Your goal
Could you write out the records below exactly as they appear, leaving out any pictures?
>> START Records for this exercise
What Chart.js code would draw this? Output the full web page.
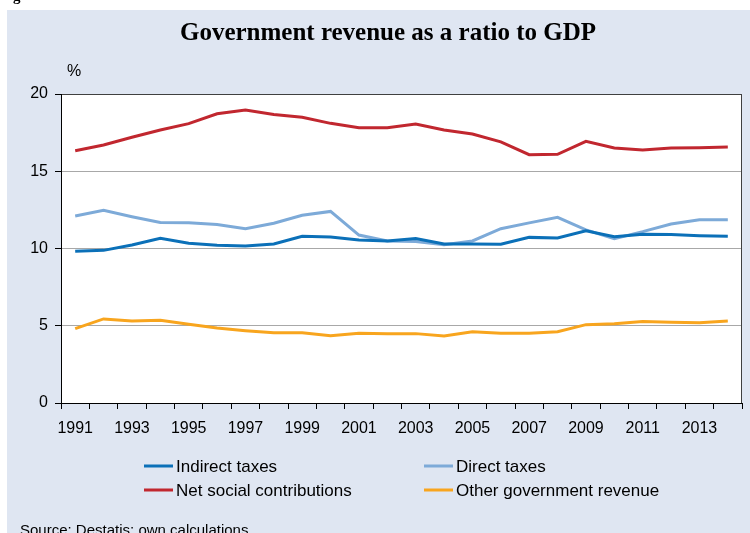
<!DOCTYPE html>
<html>
<head>
<meta charset="utf-8">
<script src="https://cdn.jsdelivr.net/npm/chart.js@4.4.0/dist/chart.umd.min.js"></script>
<style>
  body { margin: 0; background: #fff; }
  canvas { display: block; }
</style>
</head>
<body>
<canvas id="revenueChart" width="750" height="533"></canvas>
<script>
const years = [];
for (let y = 1991; y <= 2014; y++) years.push(String(y));

const indirectTaxes = [9.82, 9.88, 10.23, 10.66, 10.34, 10.21, 10.16, 10.29, 10.79, 10.74, 10.55, 10.49,
  10.64, 10.29, 10.29, 10.27, 10.72, 10.68, 11.15, 10.76, 10.92, 10.91, 10.83, 10.79];
const directTaxes = [12.1, 12.47, 12.06, 11.69, 11.67, 11.56, 11.28, 11.63, 12.15, 12.4, 10.87, 10.49,
  10.45, 10.25, 10.49, 11.28, 11.66, 12.02, 11.2, 10.64, 11.09, 11.59, 11.86, 11.86];
const socialContributions = [16.33, 16.7, 17.2, 17.67, 18.08, 18.72, 18.96, 18.68, 18.49, 18.1, 17.82, 17.82,
  18.06, 17.67, 17.41, 16.9, 16.07, 16.1, 16.94, 16.5, 16.38, 16.5, 16.52, 16.57];
const otherRevenue = [4.81, 5.44, 5.31, 5.35, 5.09, 4.85, 4.68, 4.55, 4.55, 4.36, 4.51, 4.49,
  4.49, 4.34, 4.61, 4.51, 4.51, 4.61, 5.07, 5.13, 5.28, 5.22, 5.2, 5.31];

const yTicks = [0, 5, 10, 15, 20];

const FONT = "Arial, 'Liberation Sans', sans-serif";

// background panel, title, % label, box lines, legend and source
const decor = {
  id: "decor",
  beforeDraw(chart) {
    const c = chart.ctx;
    const a = chart.chartArea;
    c.save();
    c.fillStyle = "#fff";
    c.fillRect(0, 0, chart.width, chart.height);
    c.fillStyle = "#DFE6F2";
    c.fillRect(7, 10, chart.width - 7, chart.height - 10);
    c.fillStyle = "#fff";
    c.fillRect(a.left, a.top, a.right - a.left, a.bottom - a.top);
    c.restore();
  },
  afterDraw(chart) {
    const c = chart.ctx;
    const a = chart.chartArea;
    c.save();
    // cut-off figure caption
    c.fillStyle = "#000";
    c.font = "bold 15px 'Liberation Serif', serif";
    c.textBaseline = "alphabetic";
    c.fillText("g", 13, 1);

    c.font = "bold 25px 'Liberation Serif', 'Times New Roman', serif";
    c.textAlign = "center";
    c.textBaseline = "middle";
    c.fillText("Government revenue as a ratio to GDP", 388, 34);

    c.font = "16px " + FONT;
    c.fillText("%", 74, 72);

    // right border of the plot
    c.strokeStyle = "#404040";
    c.lineWidth = 1;
    c.beginPath();
    c.moveTo(a.right - 0.5, a.top);
    c.lineTo(a.right - 0.5, a.bottom);
    c.stroke();

    // legend, two columns
    const cols = [144, 424];
    const rows = [466, 490];
    chart.data.datasets.forEach((ds, i) => {
      const x = cols[i % 2];
      const y = rows[Math.floor(i / 2)];
      c.strokeStyle = ds.borderColor;
      c.lineWidth = 3;
      c.beginPath();
      c.moveTo(x, y);
      c.lineTo(x + 29, y);
      c.stroke();
      c.fillStyle = "#000";
      c.textAlign = "left";
      c.textBaseline = "middle";
      c.font = "17px " + FONT;
      c.fillText(ds.label, x + 32, y + 1);
    });

    c.font = "15px " + FONT;
    c.textBaseline = "alphabetic";
    c.fillText("Source: Destatis; own calculations.", 20, 535);
    c.restore();
  }
};

new Chart(document.getElementById("revenueChart"), {
  type: "line",
  data: {
    labels: years,
    datasets: [
      { label: "Indirect taxes", data: indirectTaxes, borderColor: "#0B70B8" },
      { label: "Direct taxes", data: directTaxes, borderColor: "#7DAAD8" },
      { label: "Net social contributions", data: socialContributions, borderColor: "#C1272F" },
      { label: "Other government revenue", data: otherRevenue, borderColor: "#F8A51E" }
    ].map(d => Object.assign(d, { borderWidth: 3, pointRadius: 0, tension: 0, fill: false }))
  },
  options: {
    responsive: false,
    animation: false,
    layout: { padding: { top: 94, left: 0, right: 8, bottom: 95 } },
    plugins: { legend: { display: false }, title: { display: false }, tooltip: { enabled: false } },
    scales: {
      x: {
        offset: true,
        grid: { offset: true, drawOnChartArea: false, color: "#000", tickLength: 6 },
        border: { color: "#000", width: 1 },
        ticks: {
          autoSkip: false, maxRotation: 0, color: "#000", padding: 10,
          font: { family: FONT, size: 16 },
          callback: (v, i) => (i % 2 === 0 ? years[i] : "")
        },
        afterFit: s => { s.height = 35; }
      },
      y: {
        min: 0, max: 20,
        afterBuildTicks: s => { s.ticks = yTicks.map(v => ({ value: v })); },
        grid: {
          color: ctx => (ctx.tick && ctx.tick.value === 20 ? "#404040" : "#A8A8A8"),
          tickColor: "#000",
          tickLength: 6
        },
        border: { color: "#000", width: 1 },
        ticks: { color: "#000", padding: 7, font: { family: FONT, size: 16 } },
        afterFit: s => { s.width = 61; }
      }
    }
  },
  plugins: [decor]
});
</script>
</body>
</html>
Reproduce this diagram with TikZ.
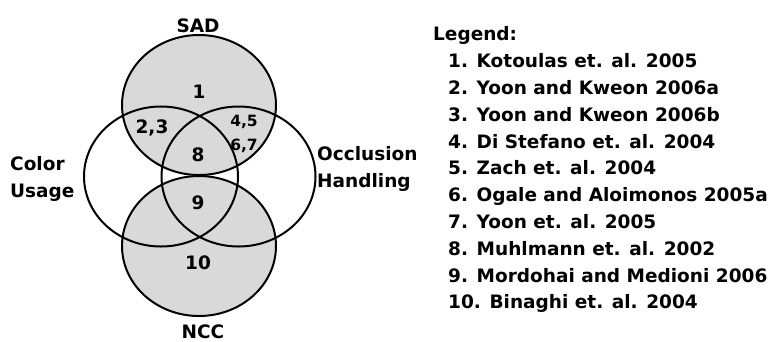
>> END Records for this exercise
Full solution
What Chart.js code would draw this? Output the full web page.
<!DOCTYPE html>
<html>
<head>
<meta charset="utf-8">
<script src="https://cdn.jsdelivr.net/npm/chart.js@4.4.0/dist/chart.umd.min.js"></script>
<style>
  body { margin: 0; background: #fff; }
  canvas { display: block; }
</style>
</head>
<body>
<canvas id="revenueChart" width="750" height="533"></canvas>
<script>
const years = [];
for (let y = 1991; y <= 2014; y++) years.push(String(y));

const indirectTaxes = [9.82, 9.88, 10.23, 10.66, 10.34, 10.21, 10.16, 10.29, 10.79, 10.74, 10.55, 10.49,
  10.64, 10.29, 10.29, 10.27, 10.72, 10.68, 11.15, 10.76, 10.92, 10.91, 10.83, 10.79];
const directTaxes = [12.1, 12.47, 12.06, 11.69, 11.67, 11.56, 11.28, 11.63, 12.15, 12.4, 10.87, 10.49,
  10.45, 10.25, 10.49, 11.28, 11.66, 12.02, 11.2, 10.64, 11.09, 11.59, 11.86, 11.86];
const socialContributions = [16.33, 16.7, 17.2, 17.67, 18.08, 18.72, 18.96, 18.68, 18.49, 18.1, 17.82, 17.82,
  18.06, 17.67, 17.41, 16.9, 16.07, 16.1, 16.94, 16.5, 16.38, 16.5, 16.52, 16.57];
const otherRevenue = [4.81, 5.44, 5.31, 5.35, 5.09, 4.85, 4.68, 4.55, 4.55, 4.36, 4.51, 4.49,
  4.49, 4.34, 4.61, 4.51, 4.51, 4.61, 5.07, 5.13, 5.28, 5.22, 5.2, 5.31];

const yTicks = [0, 5, 10, 15, 20];

const FONT = "Arial, 'Liberation Sans', sans-serif";

// background panel, title, % label, box lines, legend and source
const decor = {
  id: "decor",
  beforeDraw(chart) {
    const c = chart.ctx;
    const a = chart.chartArea;
    c.save();
    c.fillStyle = "#fff";
    c.fillRect(0, 0, chart.width, chart.height);
    c.fillStyle = "#DFE6F2";
    c.fillRect(7, 10, chart.width - 7, chart.height - 10);
    c.fillStyle = "#fff";
    c.fillRect(a.left, a.top, a.right - a.left, a.bottom - a.top);
    c.restore();
  },
  afterDraw(chart) {
    const c = chart.ctx;
    const a = chart.chartArea;
    c.save();
    // cut-off figure caption
    c.fillStyle = "#000";
    c.font = "bold 15px 'Liberation Serif', serif";
    c.textBaseline = "alphabetic";
    c.fillText("g", 13, 1);

    c.font = "bold 25px 'Liberation Serif', 'Times New Roman', serif";
    c.textAlign = "center";
    c.textBaseline = "middle";
    c.fillText("Government revenue as a ratio to GDP", 388, 34);

    c.font = "16px " + FONT;
    c.fillText("%", 74, 72);

    // right border of the plot
    c.strokeStyle = "#404040";
    c.lineWidth = 1;
    c.beginPath();
    c.moveTo(a.right - 0.5, a.top);
    c.lineTo(a.right - 0.5, a.bottom);
    c.stroke();

    // legend, two columns
    const cols = [144, 424];
    const rows = [466, 490];
    chart.data.datasets.forEach((ds, i) => {
      const x = cols[i % 2];
      const y = rows[Math.floor(i / 2)];
      c.strokeStyle = ds.borderColor;
      c.lineWidth = 3;
      c.beginPath();
      c.moveTo(x, y);
      c.lineTo(x + 29, y);
      c.stroke();
      c.fillStyle = "#000";
      c.textAlign = "left";
      c.textBaseline = "middle";
      c.font = "17px " + FONT;
      c.fillText(ds.label, x + 32, y + 1);
    });

    c.font = "15px " + FONT;
    c.textBaseline = "alphabetic";
    c.fillText("Source: Destatis; own calculations.", 20, 535);
    c.restore();
  }
};

new Chart(document.getElementById("revenueChart"), {
  type: "line",
  data: {
    labels: years,
    datasets: [
      { label: "Indirect taxes", data: indirectTaxes, borderColor: "#0B70B8" },
      { label: "Direct taxes", data: directTaxes, borderColor: "#7DAAD8" },
      { label: "Net social contributions", data: socialContributions, borderColor: "#C1272F" },
      { label: "Other government revenue", data: otherRevenue, borderColor: "#F8A51E" }
    ].map(d => Object.assign(d, { borderWidth: 3, pointRadius: 0, tension: 0, fill: false }))
  },
  options: {
    responsive: false,
    animation: false,
    layout: { padding: { top: 94, left: 0, right: 8, bottom: 95 } },
    plugins: { legend: { display: false }, title: { display: false }, tooltip: { enabled: false } },
    scales: {
      x: {
        offset: true,
        grid: { offset: true, drawOnChartArea: false, color: "#000", tickLength: 6 },
        border: { color: "#000", width: 1 },
        ticks: {
          autoSkip: false, maxRotation: 0, color: "#000", padding: 10,
          font: { family: FONT, size: 16 },
          callback: (v, i) => (i % 2 === 0 ? years[i] : "")
        },
        afterFit: s => { s.height = 35; }
      },
      y: {
        min: 0, max: 20,
        afterBuildTicks: s => { s.ticks = yTicks.map(v => ({ value: v })); },
        grid: {
          color: ctx => (ctx.tick && ctx.tick.value === 20 ? "#404040" : "#A8A8A8"),
          tickColor: "#000",
          tickLength: 6
        },
        border: { color: "#000", width: 1 },
        ticks: { color: "#000", padding: 7, font: { family: FONT, size: 16 } },
        afterFit: s => { s.width = 61; }
      }
    }
  },
  plugins: [decor]
});
</script>
</body>
</html>
Reproduce this diagram with TikZ.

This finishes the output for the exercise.